WORK TO BE COMPLETED
Could you retype the lines below, starting at the line holding "Reproduce this chart with matplotlib." and stopping at the line holding "slope = -0.1084", inclusive? Copy them exactly and drop the images.

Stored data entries
######

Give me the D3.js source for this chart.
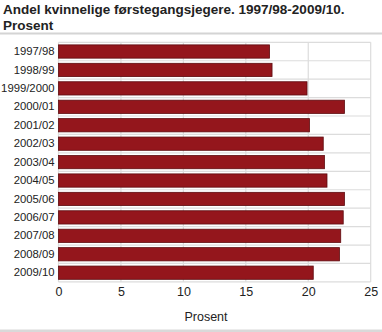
<!DOCTYPE html>
<html>
<head>
<meta charset="utf-8">
<script src="https://cdn.jsdelivr.net/npm/d3@7"></script>
<style>
  html, body { margin: 0; padding: 0; background: #fff; }
  svg { display: block; font-family: "Liberation Sans", Arial, sans-serif; }
</style>
</head>
<body>
<svg id="chart" width="382" height="332"></svg>
<script>
// Share of women among first-time hunters, per hunting season (percent)
const seasons = ["1997/98", "1998/99", "1999/2000", "2000/01", "2001/02", "2002/03", "2003/04",
                 "2004/05", "2005/06", "2006/07", "2007/08", "2008/09", "2009/10"];
const shares = [16.9, 17.1, 19.9, 22.9, 20.1, 21.2, 21.3, 21.5, 22.9, 22.8, 22.6, 22.5, 20.4];
const xTicks = [0, 5, 10, 15, 20, 25];
const titleLines = ["Andel kvinnelige førstegangsjegere. 1997/98-2009/10.", "Prosent"];
const xLabel = "Prosent";

const svg = d3.select("#chart");
const W = 382, H = 332;
const margin = { left: 58.5, top: 42.3 };
const plotBottom = 281.9;

const x = d3.scaleLinear().domain([0, 25]).range([margin.left, 370.7]);
const y = d3.scaleBand().domain(seasons).range([margin.top, plotBottom]).paddingInner(0.28).paddingOuter(0.14);

// Title
svg.append("g").selectAll("text").data(titleLines).join("text")
  .attr("x", 3).attr("y", (d, i) => 14 + i * 15.5)
  .attr("font-size", 13.5).attr("font-weight", "bold").attr("fill", "#222")
  .text(d => d);

// Separator below the title
svg.append("rect").attr("x", 0).attr("y", 32.5).attr("width", W).attr("height", 2).attr("fill", "#d4d4d4");

// Footer strip
svg.append("rect").attr("x", 0).attr("y", 329.5).attr("width", W).attr("height", 3).attr("fill", "#d9d9d9");

// Grid: vertical lines at ticks, horizontal lines between categories
const grid = svg.append("g").attr("stroke", "#dcdcdc").attr("stroke-width", 1.2);
grid.selectAll("line.v").data(xTicks).join("line").attr("class", "v")
  .attr("x1", d => x(d)).attr("x2", d => x(d))
  .attr("y1", margin.top).attr("y2", plotBottom);
const step = y.step();
const hLines = d3.range(seasons.length + 1).map(i => margin.top + i * step);
grid.selectAll("line.h").data(hLines).join("line").attr("class", "h")
  .attr("x1", margin.left).attr("x2", x(25))
  .attr("y1", d => d).attr("y2", d => d);

// Bars
svg.append("g").selectAll("rect").data(seasons).join("rect")
  .attr("x", x(0))
  .attr("y", d => y(d))
  .attr("width", (d, i) => x(shares[i]) - x(0))
  .attr("height", y.bandwidth())
  .attr("fill", "#94161c")
  .attr("stroke", "#5e0c10")
  .attr("stroke-width", 0.8);

// Y axis labels
const yAxis = d3.axisLeft(y).tickSize(0).tickPadding(4);
const gy = svg.append("g").attr("transform", `translate(${margin.left},0)`).call(yAxis);
gy.select(".domain").remove();
gy.selectAll("text").attr("font-size", 11.3).attr("fill", "#222")
  .attr("font-family", "'Liberation Sans', Arial, sans-serif");

// X axis labels
const xAxis = d3.axisBottom(x).tickValues(xTicks).tickSize(0).tickPadding(5);
const gx = svg.append("g").attr("transform", `translate(0,${plotBottom})`).call(xAxis);
gx.select(".domain").remove();
gx.selectAll("text").attr("font-size", 12.5).attr("fill", "#222")
  .attr("font-family", "'Liberation Sans', Arial, sans-serif");

// X axis title
svg.append("text").attr("x", 206).attr("y", 320.5).attr("text-anchor", "middle")
  .attr("font-size", 12.5).attr("fill", "#222").text(xLabel);
</script>
</body>
</html>
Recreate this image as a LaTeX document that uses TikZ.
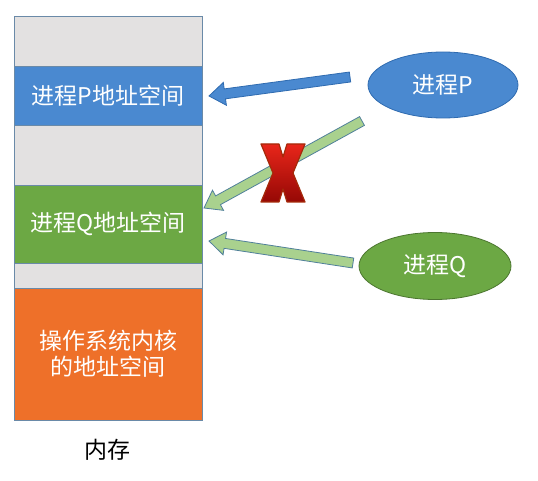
\documentclass[tikz,border=0pt]{standalone}
\usepackage{fontspec}
\newfontfamily\cjk{Noto Sans CJK SC}
\usetikzlibrary{calc,shapes.geometric}
\definecolor{memgray}{HTML}{E3E1E1}
\definecolor{pblue}{HTML}{4A89D0}
\definecolor{qgreen}{HTML}{6CA844}
\definecolor{kor}{HTML}{EE7029}
\definecolor{edgec}{HTML}{6A8AA8}
\definecolor{arrgreen}{HTML}{A9D18E}
\definecolor{arrgreenedge}{HTML}{50809A}
\definecolor{arrblueedge}{HTML}{2F6BB0}
\definecolor{xred}{HTML}{E8261A}
\definecolor{xdark}{HTML}{950805}
\definecolor{xedge}{HTML}{A52A0A}
\newcommand\blockarr[4]{%
  \coordinate (#4n) at ($(#2)!16pt!(#1)$);
  \draw[#3] ($(#1)!5pt!90:(#2)$) -- ($(#4n)!5pt!90:(#2)$) -- ($(#4n)!11.5pt!90:(#2)$) -- (#2)
    -- ($(#4n)!11.5pt!-90:(#2)$) -- ($(#4n)!5pt!-90:(#2)$) -- ($(#1)!5pt!-90:(#2)$) -- cycle;}
\begin{document}
\begin{tikzpicture}[x=1pt,y=-1pt,
  band/.style={draw=edgec, line width=0.8pt, minimum width=188pt, inner sep=0pt, outer sep=0pt,
    text=white, font=\cjk\fontsize{23}{29}\selectfont, align=center},
  proc/.style={ellipse, line width=0.8pt, inner sep=0pt, text=white, font=\cjk\fontsize{23}{27}\selectfont},
  bluearr/.style={fill=pblue, draw=arrblueedge, line width=0.8pt, line join=miter},
  greenarr/.style={fill=arrgreen, draw=arrgreenedge, line width=0.8pt, line join=miter}]
\useasboundingbox (0,0) rectangle (538,481);
\fill[white] (0,0) rectangle (538,481);
% memory column
\node[band, fill=memgray, minimum height=50pt] (g1) at (108,41) {};
\node[band, fill=pblue, minimum height=59pt] (pspace) at (108,95.5) {进程P地址空间};
\node[band, fill=memgray, minimum height=60pt] (g2) at (108,155) {};
\node[band, fill=qgreen, minimum height=78pt] (qspace) at (108,224) {进程Q地址空间};
\node[band, fill=memgray, minimum height=25pt] (g3) at (108,275.5) {};
\node[band, fill=kor, minimum height=132pt] (kernel) at (108,354) {操作系统内核\\[-3pt]的地址空间};
\node[font=\cjk\fontsize{23}{27}\selectfont] (mem) at (107,450) {内存};
% processes
\node[proc, fill=pblue, draw=arrblueedge, minimum width=150pt, minimum height=66pt] (procP) at (443,85) {进程P};
\node[proc, fill=qgreen, draw=qgreen!70!black, minimum width=152pt, minimum height=67pt] (procQ) at (435,266) {进程Q};
% arrow ends
\coordinate (pt1) at (350,77);
\coordinate (ph1) at (209,96);
\coordinate (pt2) at (362,121);
\coordinate (ph2) at (204,208);
\coordinate (qt1) at (353,263);
\coordinate (qh1) at (209,241);
\blockarr{pt1}{ph1}{bluearr}{a}
\blockarr{pt2}{ph2}{greenarr}{b}
\blockarr{qt1}{qh1}{greenarr}{c}
% red cross
\coordinate (xc) at (283,173);
\draw[xedge, line width=1.2pt, line join=round, top color=xred, bottom color=xdark, shading angle=0]
  ($(xc)+(-22,-29)$) -- ($(xc)+(-4,-29)$) -- ($(xc)+(0,-16)$) -- ($(xc)+(4,-29)$) -- ($(xc)+(22,-29)$)
  -- ($(xc)+(10,0)$) -- ($(xc)+(22,29)$) -- ($(xc)+(4,29)$) -- ($(xc)+(0,16)$) -- ($(xc)+(-4,29)$)
  -- ($(xc)+(-22,29)$) -- ($(xc)+(-10,0)$) -- cycle;
\end{tikzpicture}
\end{document}
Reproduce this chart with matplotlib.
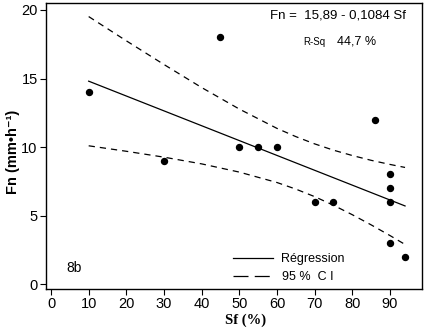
import matplotlib
matplotlib.use("Agg")
import matplotlib.pyplot as plt
from matplotlib.lines import Line2D

# Data
sf = [10, 30, 45, 50, 55, 60, 70, 75, 86, 90, 90, 90, 90, 94]
fn = [14, 9, 18, 10, 10, 10, 6, 6, 12, 8, 7, 6, 3, 2]

# Regression (Fn = 15,89 - 0,1084 Sf) drawn over range of data
reg_x = [10, 94]
intercept = 15.89
slope = -0.1084

# 95 % CI curves
ci_x = [10, 20, 30, 40, 50, 60, 65, 70, 75, 80, 85, 90, 94]
ci_upper = [19.52, 17.75, 16.02, 14.34, 12.77, 11.36, 10.76, 10.23, 9.77, 9.38, 9.03, 8.73, 8.51]
ci_lower = [10.09, 9.69, 9.26, 8.77, 8.17, 7.41, 6.93, 6.38, 5.75, 5.06, 4.32, 3.54, 2.89]

xticks = [0, 10, 20, 30, 40, 50, 60, 70, 80, 90]
yticks = [0, 5, 10, 15, 20]

plt.rcParams['font.family'] = ['Liberation Sans', 'DejaVu Sans']

fig = plt.figure(figsize=(4.27, 3.29), dpi=100)
ax = fig.add_axes([46/427, 1-289/329, (422-46)/427, (289-3)/329])

ax.plot(sf, fn, 'o', color='black', markersize=4.3, zorder=3)
reg_y = [intercept + slope * x for x in reg_x]
ax.plot(reg_x, reg_y, color='black', lw=0.9)
ax.plot(ci_x, ci_upper, color='black', lw=0.9, dashes=(5, 4))
ax.plot(ci_x, ci_lower, color='black', lw=0.9, dashes=(5, 4))

ax.set_xlim(-1.33, 98.5)
ax.set_ylim(-0.36, 20.51)
ax.set_xticks(xticks)
ax.set_yticks(yticks)
ax.tick_params(direction='out', length=4, width=0.8, labelsize=10.5, colors='black', pad=2)
for s in ax.spines.values():
    s.set_linewidth(1.0)

ax.set_ylabel('Fn (mm\u2022h\u207b\u00b9)', fontsize=10.5, fontweight='bold')
ax.yaxis.set_label_coords(-0.07, 0.48)
ax.set_xlabel('Sf (%)', fontsize=10.5, fontweight='bold', family=['Liberation Serif', 'DejaVu Serif'])
ax.xaxis.set_label_coords(0.53, -0.085)

ax.text(0.596, 0.955, 'Fn =  15,89 - 0,1084 Sf', transform=ax.transAxes, fontsize=9.5, va='center', ha='left')
ax.text(0.683, 0.865, 'R-Sq', transform=ax.transAxes, fontsize=7, va='center', ha='left')
ax.text(0.775, 0.865, '44,7 %', transform=ax.transAxes, fontsize=9, va='center', ha='left')
ax.text(0.055, 0.075, '8b', transform=ax.transAxes, fontsize=10, va='center', ha='left')

handles = [Line2D([0], [0], color='black', lw=0.9),
           Line2D([0], [0], color='black', lw=0.9, dashes=(12, 5))]
ax.legend(handles, ['Régression', '95 %  C I'], loc='lower left',
          bbox_to_anchor=((224-46)/376, -0.01), frameon=False, fontsize=9,
          handlelength=3.2, handletextpad=0.7, labelspacing=0.45, borderaxespad=0.3)

fig.savefig('out.png', dpi=100)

######

TASK RESULT
Reproduce this chart with matplotlib.
import matplotlib
matplotlib.use("Agg")
import matplotlib.pyplot as plt
from matplotlib.lines import Line2D

# Data
sf = [10, 30, 45, 50, 55, 60, 70, 75, 86, 90, 90, 90, 90, 94]
fn = [14, 9, 18, 10, 10, 10, 6, 6, 12, 8, 7, 6, 3, 2]

# Regression (Fn = 15,89 - 0,1084 Sf) drawn over range of data
reg_x = [10, 94]
intercept = 15.89
slope = -0.1084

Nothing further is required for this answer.